Opinion ID: 1758792
Heading Depth: 1
Heading Rank: 9

Heading: Filial Consortium Claims and Wrongful Death

Text: As another justification for denying filial consortium claims, the Court maintains that when the child survives, there is no need to recognize a parent's action to prevent the tortfeasor from escaping liability. 111 S.W.3d at 120. Thus, concludes the Court, it is not anomalous to recognize a parent's intangible damages in death but not personal injury actions. Id. But see Miles, 967 S.W.2d at 383 (it would be anomalous to recognize a cause of action for loss of consortium for a severe injury to a loved one when there is no recovery for the death of that same family member). Applying this rationale consistently, however, would preclude consortium damages in all personal injury cases. But, as previously discussed, this Court has already recognized that both spouses and children may recover consortium damages in personal injury actions.
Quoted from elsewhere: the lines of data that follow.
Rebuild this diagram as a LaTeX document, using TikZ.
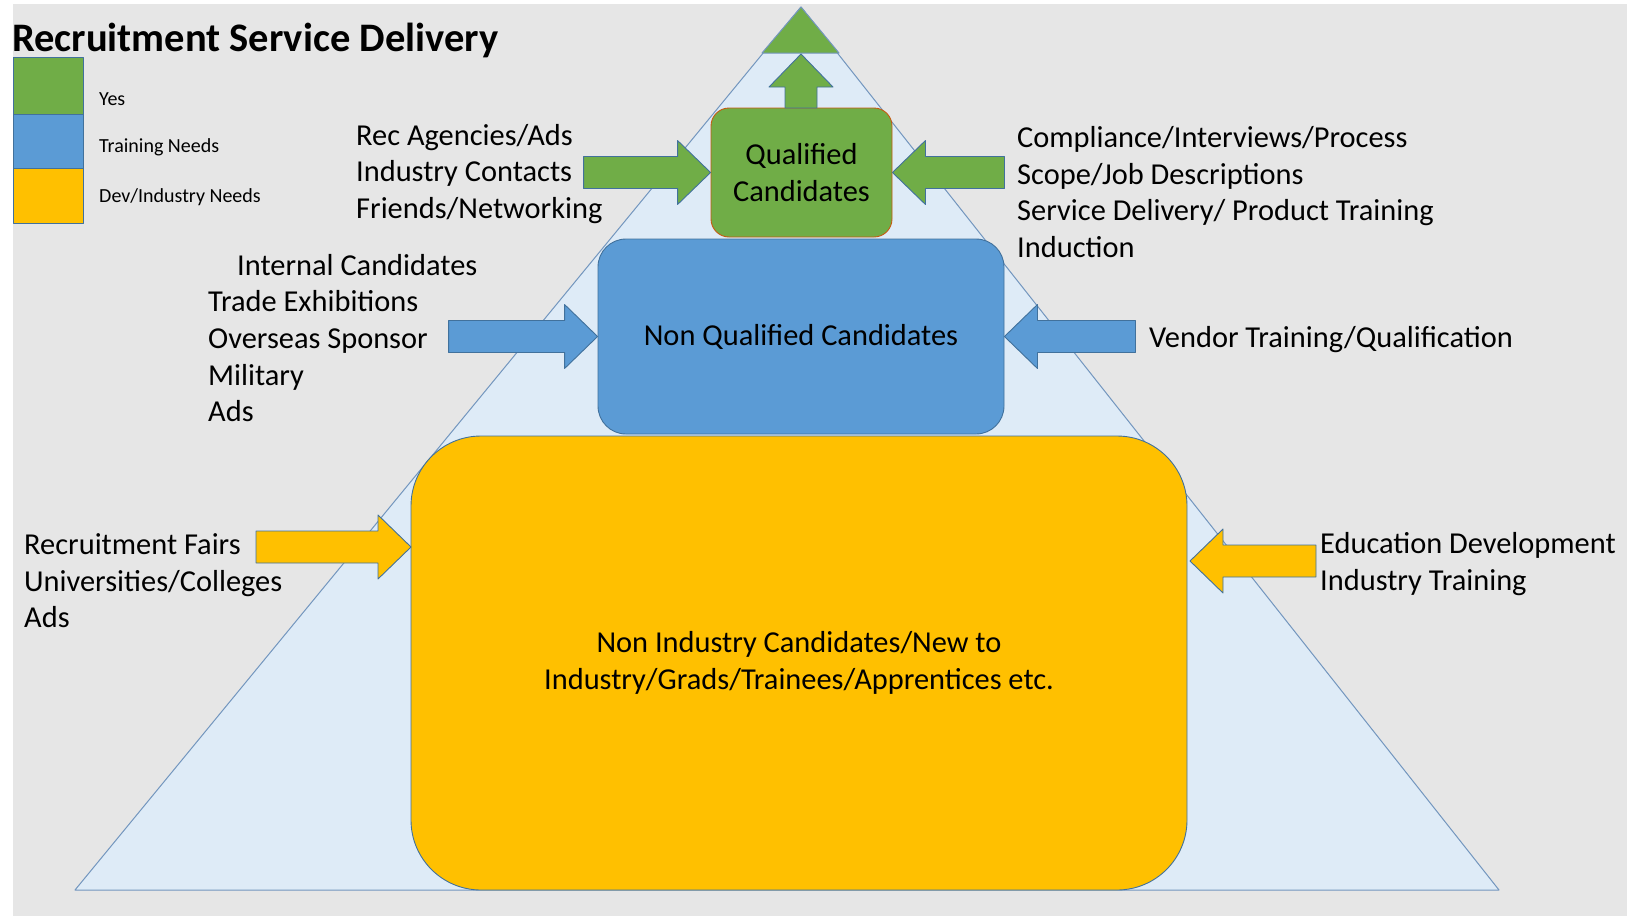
\documentclass[tikz,border=0pt]{standalone}
\usepackage{fontspec}
\setmainfont{Carlito}
\usepackage{tikz}

\definecolor{bggrey}{HTML}{E6E6E6}
\definecolor{pyrfill}{HTML}{DEEBF7}
\definecolor{pyrline}{HTML}{7396BE}
\definecolor{qgreen}{HTML}{70AD47}
\definecolor{nqblue}{HTML}{5B9BD5}
\definecolor{niyellow}{HTML}{FFC000}
\definecolor{edge}{HTML}{41719C}
\definecolor{qedge}{HTML}{C55A11}

% block arrow: tip, angle, length, fill
\newcommand{\feedarrow}[4]{%
  \draw [arrowbox, fill=#4, shift={#1}, rotate=#2] (0,0) -- (-33,32) -- (-33,16) -- (-#3,16) -- (-#3,-16) -- (-33,-16) -- (-33,-32) -- cycle;}

\begin{document}
\begin{tikzpicture}[x=1pt,y=-1pt,line join=round,
  arrowbox/.style={draw=edge,line width=0.9pt},
  stage/.style={draw=edge,line width=0.9pt,inner sep=0pt,align=center,font=\fontsize{30.4}{37}\selectfont},
  lbl/.style={inner sep=0pt,anchor=west,align=left,font=\fontsize{30.4}{36.6}\selectfont},
  legbox/.style={draw=edge,line width=0.8pt},
  legtext/.style={inner sep=0pt,anchor=west,font=\fontsize{20}{22}\selectfont}]
\useasboundingbox (0,0) rectangle (1627,916);
\fill [bggrey] (13,4) rectangle (1627,916);

% pyramid and its green cap
\draw [fill=pyrfill,draw=pyrline,line width=1pt] (75,890) -- (801,7) -- (1499,890) -- cycle;
\draw [fill=qgreen,draw=pyrline,line width=1pt] (762,53) -- (801,7) -- (839,53) -- cycle;

% the three stages
\node [stage,fill=niyellow,rounded corners=70pt,minimum width=776pt,minimum height=454pt] (base) at (799,663) {Non Industry Candidates/New to\\Industry/Grads/Trainees/Apprentices etc.};
\node [stage,fill=nqblue,rounded corners=28pt,minimum width=406pt,minimum height=195pt] (nonq) at (801,336.5) {Non Qualified Candidates};
\node [stage,fill=qgreen,draw=qedge,rounded corners=18pt,minimum width=181pt,minimum height=129pt] (qual) at (801.5,172.5) {Qualified\\Candidates};

% arrows
\feedarrow{(801,54)}{90}{54}{qgreen}
\feedarrow{(qual.west)}{0}{127}{qgreen}
\feedarrow{(qual.east)}{180}{112}{qgreen}
\feedarrow{(nonq.west)}{0}{149}{nqblue}
\feedarrow{(nonq.east)}{180}{131}{nqblue}
\feedarrow{(411,547)}{0}{155}{niyellow}
\feedarrow{(1190,561)}{180}{126}{niyellow}

% labels
\node [lbl] (srcq) at (356,174) {Rec Agencies/Ads\\Industry Contacts\\Friends/Networking};
\node [lbl] (devq) at (1017,192) {Compliance/Interviews/Process\\Scope/Job Descriptions\\Service Delivery/ Product Training\\Induction};
\node [lbl] (srcnq) at (208,338) {\hspace*{29pt}Internal Candidates\\Trade Exhibitions\\Overseas Sponsor\\Military\\Ads};
\node [lbl] (devnq) at (1149,340) {Vendor Training/Qualification};
\node [lbl] (srcni) at (24,581) {Recruitment Fairs\\Universities/Colleges\\Ads};
\node [lbl] (devni) at (1320,564) {Education Development\\Industry Training};

% title and key
\node [inner sep=0pt,anchor=west,font=\fontsize{40.5}{45}\selectfont\bfseries] (title) at (12,40) {Recruitment Service Delivery};
\draw [legbox,fill=qgreen] (13,57) rectangle (83,114);
\draw [legbox,fill=nqblue] (13,114) rectangle (83,168);
\draw [legbox,fill=niyellow] (13,168) rectangle (83,223);
\node [legtext] (kyes) at (99,99) {Yes};
\node [legtext] (ktrain) at (99,147) {Training Needs};
\node [legtext] (kdev) at (99,197) {Dev/Industry Needs};
\end{tikzpicture}
\end{document}
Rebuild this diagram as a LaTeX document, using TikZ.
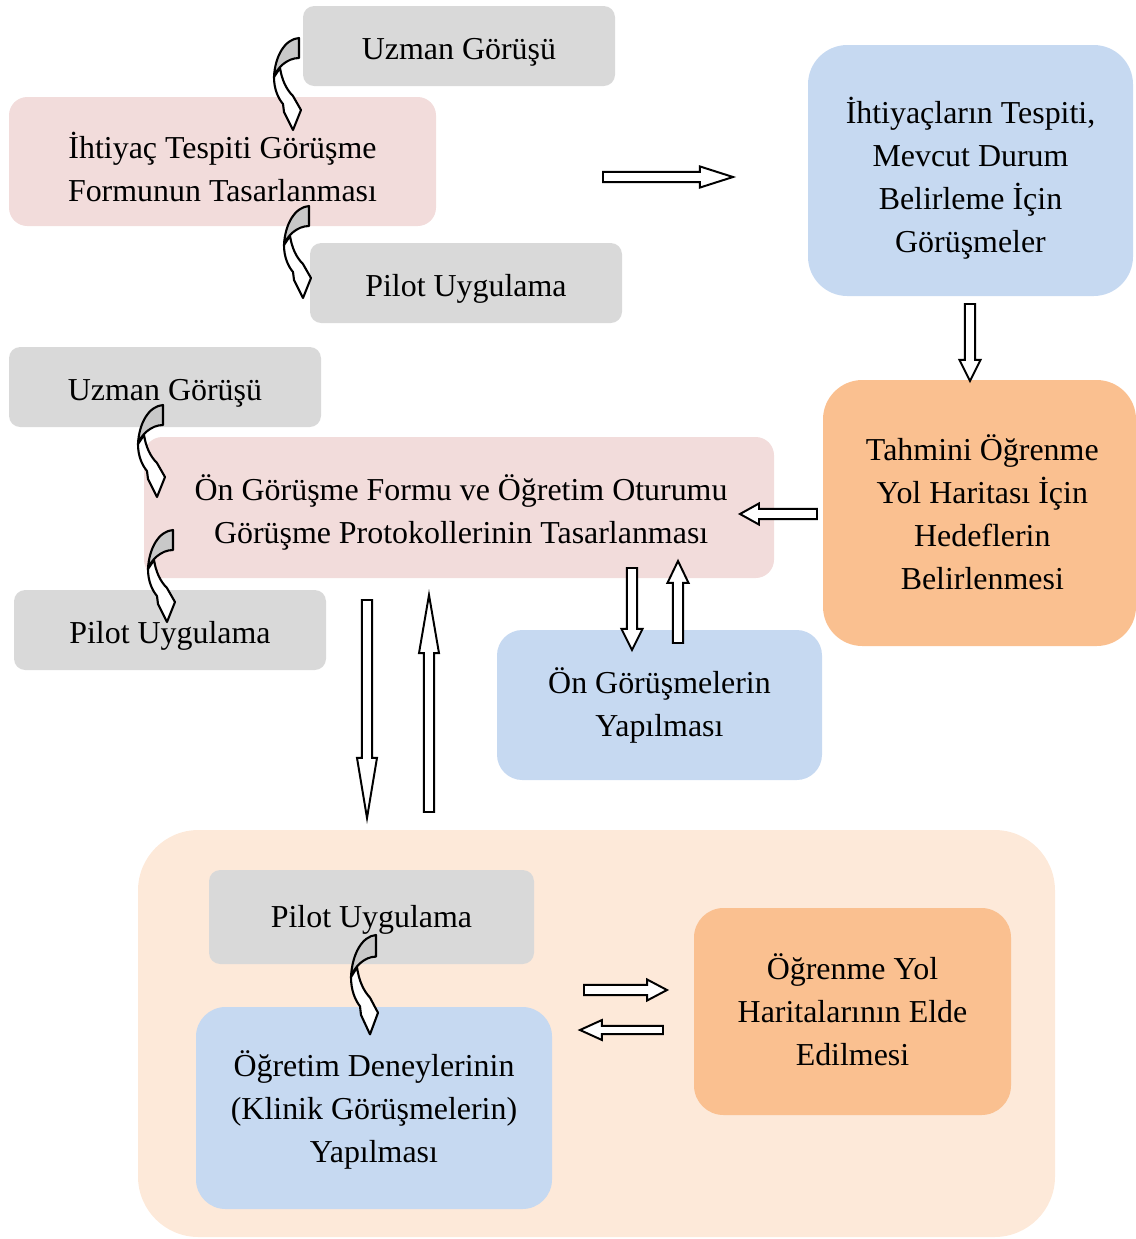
\documentclass[tikz,border=0pt]{standalone}
\usepackage{fontspec}
\setmainfont{Liberation Serif}
\usetikzlibrary{calc}

\definecolor{boxgray}{HTML}{D9D9D9}
\definecolor{boxpink}{HTML}{F2DCDB}
\definecolor{boxblue}{HTML}{C6D9F1}
\definecolor{boxorange}{HTML}{FAC090}
\definecolor{boxpeach}{HTML}{FDE9D9}
\definecolor{turngray}{HTML}{C8C8C8}

\tikzset{
  boxtext/.style={align=center, inner sep=0pt, font=\fontsize{22.7}{30.6}\selectfont},
  graybox/.style={fill=boxgray, rounded corners=8pt},
  pinkbox/.style={fill=boxpink, rounded corners=13pt},
  bluebox/.style={fill=boxblue, rounded corners=#1},
  orangebox/.style={fill=boxorange, rounded corners=#1},
  % hollow block arrow between two coordinates
  hlen/.store in=\arrowhl, hlen=15pt,
  swid/.store in=\arrowsw, swid=3.6pt,
  hwid/.store in=\arrowhw, hwid=7.5pt,
  blockarrow/.style={draw, fill=white, line width=1.4pt, line join=miter, to path={
    ($(\tikztostart)!\arrowsw!90:(\tikztotarget)$)
    -- ($($(\tikztotarget)!\arrowhl!(\tikztostart)$)!\arrowsw!-90:(\tikztostart)$)
    -- ($($(\tikztotarget)!\arrowhl!(\tikztostart)$)!\arrowhw!-90:(\tikztostart)$)
    -- (\tikztotarget)
    -- ($($(\tikztotarget)!\arrowhl!(\tikztostart)$)!\arrowhw!90:(\tikztostart)$)
    -- ($($(\tikztotarget)!\arrowhl!(\tikztostart)$)!\arrowsw!90:(\tikztostart)$)
    -- ($(\tikztostart)!\arrowsw!-90:(\tikztotarget)$)
    -- cycle}},
  % curved arrow, origin at the top right of its shaded back
  turnarrow/.pic={
    \draw[line width=1.5pt, fill=turngray, line join=round]
      (0,0) .. controls (-14,1) and (-24,18) .. (-25,39)
      .. controls (-22,30) and (-12,20) .. (0,20) -- cycle;
    \draw[line width=1.5pt, fill=white, line join=round]
      (-25,39) .. controls (-25,51) and (-21,60) .. (-16,66)
      -- (-15,74) -- (-6,92) -- (2,72) -- (-6,58)
      .. controls (-13,51) and (-17,42) .. (-19,30) -- cycle;
  }
}

\begin{document}
\begin{tikzpicture}[x=0.025cm, y=-0.025cm]
\useasboundingbox (0,0) rectangle (1136,1239);

% last stage frame
\fill[boxpeach, rounded corners=43pt] (138,830) rectangle (1055,1237);

% first stage
\path[graybox] (303,6) rectangle node[boxtext, yshift=-4.5pt] (expert1) {Uzman Görüşü} (615,86);
\path[pinkbox] (9,97) rectangle node[boxtext, yshift=-4pt] (form1) {İhtiyaç Tespiti Görüşme\\Formunun Tasarlanması} (436,226);
\path[graybox] (310,243) rectangle node[boxtext, yshift=-4.3pt] (pilot1) {Pilot Uygulama} (622,323);
\path[bluebox=28pt] (808,45) rectangle node[boxtext, yshift=-5.4pt] (needs) {İhtiyaçların Tespiti,\\Mevcut Durum\\Belirleme İçin\\Görüşmeler} (1133,296);
\path[orangebox=28pt] (823,380) rectangle node[boxtext, xshift=2pt, yshift=0.7pt] (goals) {Tahmini Öğrenme\\Yol Haritası İçin\\Hedeflerin\\Belirlenmesi} (1136,646);

% second stage
\path[graybox] (9,347) rectangle node[boxtext, yshift=-4.8pt] (expert2) {Uzman Görüşü} (321,427);
\path[pinkbox] (144,437) rectangle node[boxtext, xshift=1.5pt, yshift=-3.3pt] (form2) {Ön Görüşme Formu ve Öğretim Oturumu\\Görüşme Protokollerinin Tasarlanması} (774,578);
\path[graybox] (14,590) rectangle node[boxtext, yshift=-4.3pt] (pilot2) {Pilot Uygulama} (326,670);
\path[bluebox=18pt] (497,630) rectangle node[boxtext] (preint) {Ön Görüşmelerin\\Yapılması} (822,780);

% third stage
\path[graybox] (209,870) rectangle node[boxtext, yshift=-2.2pt] (pilot3) {Pilot Uygulama} (534,964);
\path[bluebox=21pt] (196,1007) rectangle node[boxtext, yshift=-1.4pt] (teach) {Öğretim Deneylerinin\\(Klinik Görüşmelerin)\\Yapılması} (552,1209);
\path[orangebox=21pt] (694,908) rectangle node[boxtext, yshift=1.4pt] (maps) {Öğrenme Yol\\Haritalarının Elde\\Edilmesi} (1011,1115);

% arrow ends
\coordinate (a1s) at (603,177); \coordinate (a1e) at (733,177);
\coordinate (a2s) at (970,304); \coordinate (a2e) at (970,381);
\coordinate (a3s) at (817,514); \coordinate (a3e) at (740,514);
\coordinate (a4s) at (632,568); \coordinate (a4e) at (632,650);
\coordinate (a5s) at (678,643); \coordinate (a5e) at (678,561);
\coordinate (a6s) at (367,600); \coordinate (a6e) at (367,818);
\coordinate (a7s) at (429,812); \coordinate (a7e) at (429,595);
\coordinate (a8s) at (584,990); \coordinate (a8e) at (667,990);
\coordinate (a9s) at (663,1030); \coordinate (a9e) at (580,1030);

\draw[blockarrow, hlen=23.5pt] (a1s) to (a1e);
\draw[blockarrow] (a2s) to (a2e);
\draw[blockarrow, hlen=13.5pt] (a3s) to (a3e);
\draw[blockarrow] (a4s) to (a4e);
\draw[blockarrow, hlen=15.6pt] (a5s) to (a5e);
\draw[blockarrow, hlen=42.7pt, hwid=7.1pt] (a6s) to (a6e);
\draw[blockarrow, hlen=41.3pt, hwid=7.1pt] (a7s) to (a7e);
\draw[blockarrow, hlen=14.2pt] (a8s) to (a8e);
\draw[blockarrow, hlen=15.6pt, swid=2.9pt, hwid=7.1pt] (a9s) to (a9e);

% curved arrows
\pic (turn1) at (299,38) {turnarrow};
\pic (turn2) at (309,206) {turnarrow};
\pic (turn3) at (163,405) {turnarrow};
\pic (turn4) at (173,530) {turnarrow};
\pic[yscale=1.08] (turn5) at (376,935) {turnarrow};
\end{tikzpicture}
\end{document}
Thus, I do not understand how denying the parents' filial consortium claims here, while permitting recovery in other personal injury cases, does not create an aberration in Texas law. [3] By focusing on the differences between wrongful death and personal injury cases, the Court attempts to make more palatable the fact that some plaintiffs may recover consortium damages while others in a similar position may not. While this conclusion itself is problematic, the Court misapprehends the true nature of the inconsistency created by its opinion: two of the three plaintiff groups identified in the wrongful death statute can recover consortium damages in personal injury actions but the third is walled off. See Tex. Civ. Prac. & Rem.Code § 71.004(b) (identifying persons who may recover under wrongful death statutes). The Court's decision today also relegates parents to second-class status and reneges on the Court's earlier promise to protect the familial relationship as a whole. See, e.g., Reagan, 804 S.W.2d at 466; Sanchez, 651 S.W.2d at 252.